Bishops pay tribute to British Jesuits

 Bishops and archbishops, both active and retired, have been contacting the Provincial of the Society of Jesus in Britain to congratulate the Province in its bi-centenary year. It was in May 1803 that the Society was restored as a Province, following 30 years of suppression by Pope Clement XIV and his successors. Throughout the 18th century, the order had attracted many enemies. There was also considerable pressure exerted on the pope by the Bourbon dynasty. And society and politics in Europe were shifting too: the mood of revolution was in the air, and the push towards republicanism was gathering momentum, particularly in France, Spain, Italy and Portugal. Eventually, the Brief of Suppression (Dominus ac Redemptor) was signed by the pope on 16 August 1773, and the Jesuits' vast missions, colleges, and churches were taken from them or destroyed.
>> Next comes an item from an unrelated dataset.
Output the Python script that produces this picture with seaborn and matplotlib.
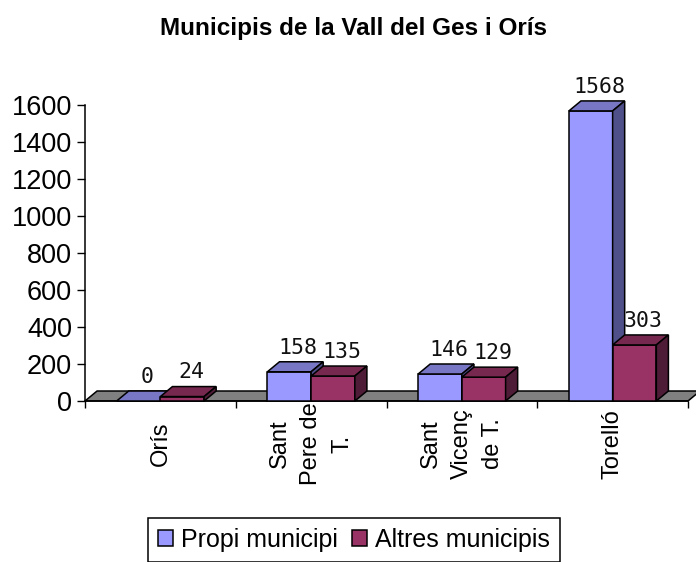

The Order survived however in Prussia and Russia, where Catherine the Great wanted the Jesuit schools to continue, and due to the efforts of Fr William Strickland SJ in particular, Pope Pius VII gave his approval in 1802 for British Jesuits to affiliate themselves to Russia. The following year, the British Province was restored in its own right, under the leadership of Fr Marmaduke Stone SJ, and it is that Restoration that the Society of Jesus will be celebrating in May. Cardinal Cormac Murphy-O'Connor was one of many members of the Catholic hierarchy in Great Britain who wrote to Fr David Smolira SJ offering their congratulations and thanks for the work done by the Jesuits over the past 200 years. Many have commented on the contribution made by the Jesuits to the spiritual life of Britain. One bishop thanked them for "building up the spiritual life of the diocese", while another wrote: "It is hard to put into words the great work done in education, in the fostering of prayer and spiritual life of so many people". There will be a number of special events held around the country to celebrate the restoration of the Jesuits in Britain, most noteably Mass and the dedication of a plaque at Stonyhurst College in Lancashire - the place where most of the survivors of the suppression renewed their vows in 1803.